* Begin Excerpted data *
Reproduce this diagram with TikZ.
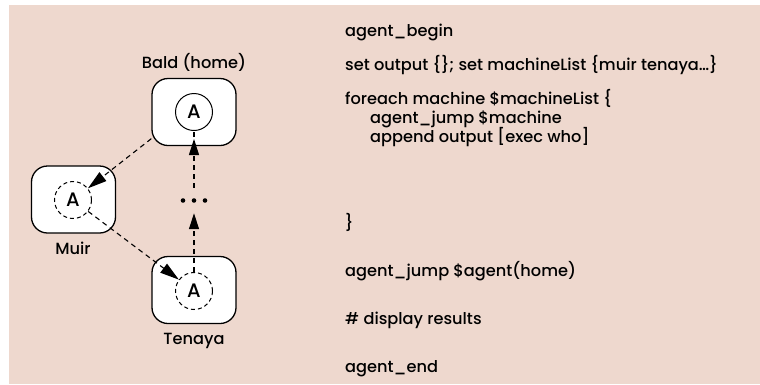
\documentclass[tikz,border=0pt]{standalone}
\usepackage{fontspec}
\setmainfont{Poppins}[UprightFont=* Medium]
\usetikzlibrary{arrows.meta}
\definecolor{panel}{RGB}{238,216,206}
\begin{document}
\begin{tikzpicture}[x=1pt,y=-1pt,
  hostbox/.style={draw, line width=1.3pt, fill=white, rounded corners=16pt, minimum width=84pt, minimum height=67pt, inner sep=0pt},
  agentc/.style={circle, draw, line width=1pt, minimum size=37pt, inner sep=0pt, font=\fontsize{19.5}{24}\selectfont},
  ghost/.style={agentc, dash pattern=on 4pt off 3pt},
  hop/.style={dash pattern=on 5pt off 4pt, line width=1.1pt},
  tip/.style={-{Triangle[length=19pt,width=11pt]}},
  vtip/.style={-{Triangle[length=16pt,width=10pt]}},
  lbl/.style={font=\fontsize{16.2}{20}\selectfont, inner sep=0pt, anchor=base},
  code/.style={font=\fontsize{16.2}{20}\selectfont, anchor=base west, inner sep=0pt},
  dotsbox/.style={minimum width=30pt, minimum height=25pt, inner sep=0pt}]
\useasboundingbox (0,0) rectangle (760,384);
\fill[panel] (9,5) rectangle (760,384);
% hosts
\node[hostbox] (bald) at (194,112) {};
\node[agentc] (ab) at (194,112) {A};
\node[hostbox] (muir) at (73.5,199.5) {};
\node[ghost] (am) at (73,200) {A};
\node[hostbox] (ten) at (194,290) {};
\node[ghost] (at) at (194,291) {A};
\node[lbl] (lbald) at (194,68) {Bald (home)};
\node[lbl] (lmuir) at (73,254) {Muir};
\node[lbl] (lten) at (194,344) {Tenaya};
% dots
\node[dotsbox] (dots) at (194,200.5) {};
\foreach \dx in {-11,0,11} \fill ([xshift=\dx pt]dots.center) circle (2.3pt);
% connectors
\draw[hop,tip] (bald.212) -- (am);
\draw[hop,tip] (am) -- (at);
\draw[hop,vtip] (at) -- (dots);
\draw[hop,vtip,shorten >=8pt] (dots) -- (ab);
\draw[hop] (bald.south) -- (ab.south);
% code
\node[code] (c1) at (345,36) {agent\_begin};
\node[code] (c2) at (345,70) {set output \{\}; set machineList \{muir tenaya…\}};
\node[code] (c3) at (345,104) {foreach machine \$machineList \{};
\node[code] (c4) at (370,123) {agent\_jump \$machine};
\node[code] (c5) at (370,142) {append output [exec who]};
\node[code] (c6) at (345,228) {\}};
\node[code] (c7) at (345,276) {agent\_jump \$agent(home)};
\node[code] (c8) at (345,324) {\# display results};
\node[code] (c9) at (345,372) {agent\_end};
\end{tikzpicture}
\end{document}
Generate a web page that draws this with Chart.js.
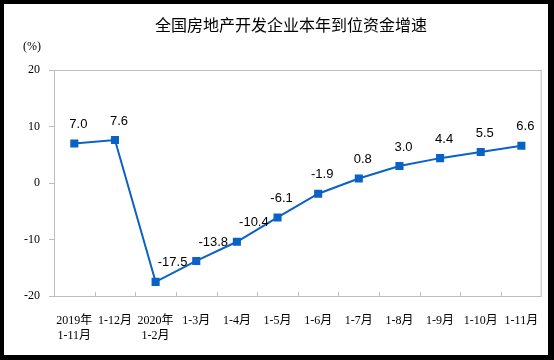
* End Excerpted data *
◆ **Work required**:
Your task is to repeat the data above exactly while excluding the pictures.

◆ **Answer to the task**:
Reproduce this diagram with TikZ.
\documentclass[tikz,border=0pt]{standalone}
\usepackage{fontspec}
\setmainfont{Poppins}[UprightFont=* Medium]
\usetikzlibrary{arrows.meta}
\definecolor{panel}{RGB}{238,216,206}
\begin{document}
\begin{tikzpicture}[x=1pt,y=-1pt,
  hostbox/.style={draw, line width=1.3pt, fill=white, rounded corners=16pt, minimum width=84pt, minimum height=67pt, inner sep=0pt},
  agentc/.style={circle, draw, line width=1pt, minimum size=37pt, inner sep=0pt, font=\fontsize{19.5}{24}\selectfont},
  ghost/.style={agentc, dash pattern=on 4pt off 3pt},
  hop/.style={dash pattern=on 5pt off 4pt, line width=1.1pt},
  tip/.style={-{Triangle[length=19pt,width=11pt]}},
  vtip/.style={-{Triangle[length=16pt,width=10pt]}},
  lbl/.style={font=\fontsize{16.2}{20}\selectfont, inner sep=0pt, anchor=base},
  code/.style={font=\fontsize{16.2}{20}\selectfont, anchor=base west, inner sep=0pt},
  dotsbox/.style={minimum width=30pt, minimum height=25pt, inner sep=0pt}]
\useasboundingbox (0,0) rectangle (760,384);
\fill[panel] (9,5) rectangle (760,384);
% hosts
\node[hostbox] (bald) at (194,112) {};
\node[agentc] (ab) at (194,112) {A};
\node[hostbox] (muir) at (73.5,199.5) {};
\node[ghost] (am) at (73,200) {A};
\node[hostbox] (ten) at (194,290) {};
\node[ghost] (at) at (194,291) {A};
\node[lbl] (lbald) at (194,68) {Bald (home)};
\node[lbl] (lmuir) at (73,254) {Muir};
\node[lbl] (lten) at (194,344) {Tenaya};
% dots
\node[dotsbox] (dots) at (194,200.5) {};
\foreach \dx in {-11,0,11} \fill ([xshift=\dx pt]dots.center) circle (2.3pt);
% connectors
\draw[hop,tip] (bald.212) -- (am);
\draw[hop,tip] (am) -- (at);
\draw[hop,vtip] (at) -- (dots);
\draw[hop,vtip,shorten >=8pt] (dots) -- (ab);
\draw[hop] (bald.south) -- (ab.south);
% code
\node[code] (c1) at (345,36) {agent\_begin};
\node[code] (c2) at (345,70) {set output \{\}; set machineList \{muir tenaya…\}};
\node[code] (c3) at (345,104) {foreach machine \$machineList \{};
\node[code] (c4) at (370,123) {agent\_jump \$machine};
\node[code] (c5) at (370,142) {append output [exec who]};
\node[code] (c6) at (345,228) {\}};
\node[code] (c7) at (345,276) {agent\_jump \$agent(home)};
\node[code] (c8) at (345,324) {\# display results};
\node[code] (c9) at (345,372) {agent\_end};
\end{tikzpicture}
\end{document}
Generate a web page that draws this with Chart.js.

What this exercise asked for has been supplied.